First Impressions: Welcome to the mob; have a nice day.
Being a mobster involves a life of hard-knocks, but Illusion Softworks’ recent PC success is coming our way to the console in early 2003 and gamers couldn’t be happier. Four years in development, it’s not that big of a surprise that such a smash-hit is being ported to the Sony PS2 and Microsoft Xbox. Although this news was just recently announced, we can safely assume that the console edition of Mafia will be near-identical to the PC version. Yet we all know how much porting can make or break a game. Even the most brilliant titles have turned bad through the transition. Quit dreaming, dreamboy, you can finally be a real player in the mob.
You take on the roll as Tommy Angelo, a regular cabdriver who incidently stumbles into a life of crime. When you’re at the spot of a gang shoot-up, it only so happens that a pair of Salieri mobsters jump in your cab and demand you drive them to a particular spot. Inevitably this is your first mission, and you’re rewarded for your deeds. Soon enough, innocent Tommy chooses to join the Salieri rebellion by fighting back against rival crime family, the Morello. This is all about gangland supremacy.
Mafia is set during the national Prohibition (early 1930s). Gangs ran wild, law enforcement only went so far, and turf wars were more violent than ever–this was the pinnacle of mob life. Mafia allows you to play various roles ranging from getaway driver to assassin. If you do what Don Salieri requests you to do, you’re a made man with everything you could possibly imagine. Practical events such as shootouts, mob hits and car chases are in occurrence and even at your fingertips to make an uncanny realism of life in the Mafia.
As action games progressively get better and more innovative, there’s an underlying competition to make the most true to life, living breathing city. Illusion has made great strides to fabricate a real American city in the ‘30s, which they’ve named Lost Heaven. Vehicles zoom around the metropolitan area, and pedestrians crowd the streets. The surrounding environments truly remind you of the 1930s decade, absolutely authentic in many ways. If that doesn’t get to you, then maybe the 60 classic vintage automobiles will.

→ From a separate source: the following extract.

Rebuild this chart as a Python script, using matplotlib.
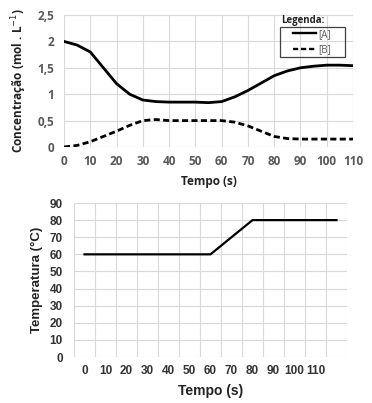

By now you might be thinking that Mafia, like many games are being accused of nowadays, is a GTAIII ripoff. Undoubtedly, they hold similarities such as jacking cars (plays a major role in Mafia was well as GTAIII), and the freedom of doing practically whatever you please, not to mention they’re both played in third-person perspective. But let’s get one thing straight: the entire way each game portrays life is much different. Grand Theft Auto III is an over-the-top, cartoony, sarcastic spoof on the ultimate tragedies in life, as well as the story of a prospering criminal. Mafia on the other hand is a enactment of true Mafioso living and a gritty, graphic depiction of (once again) life’s greatest tragedies; there’s nothing cartoony about it. Both are about homicide, lawbreaking, and doing things that you’d never even try performing in real life–which is primarily why they’re undeniably fun. The two also have a dark, disturbing undertone which lies there and prompts you constantly. As much as the they have in common, just as much separates them into totally different packages.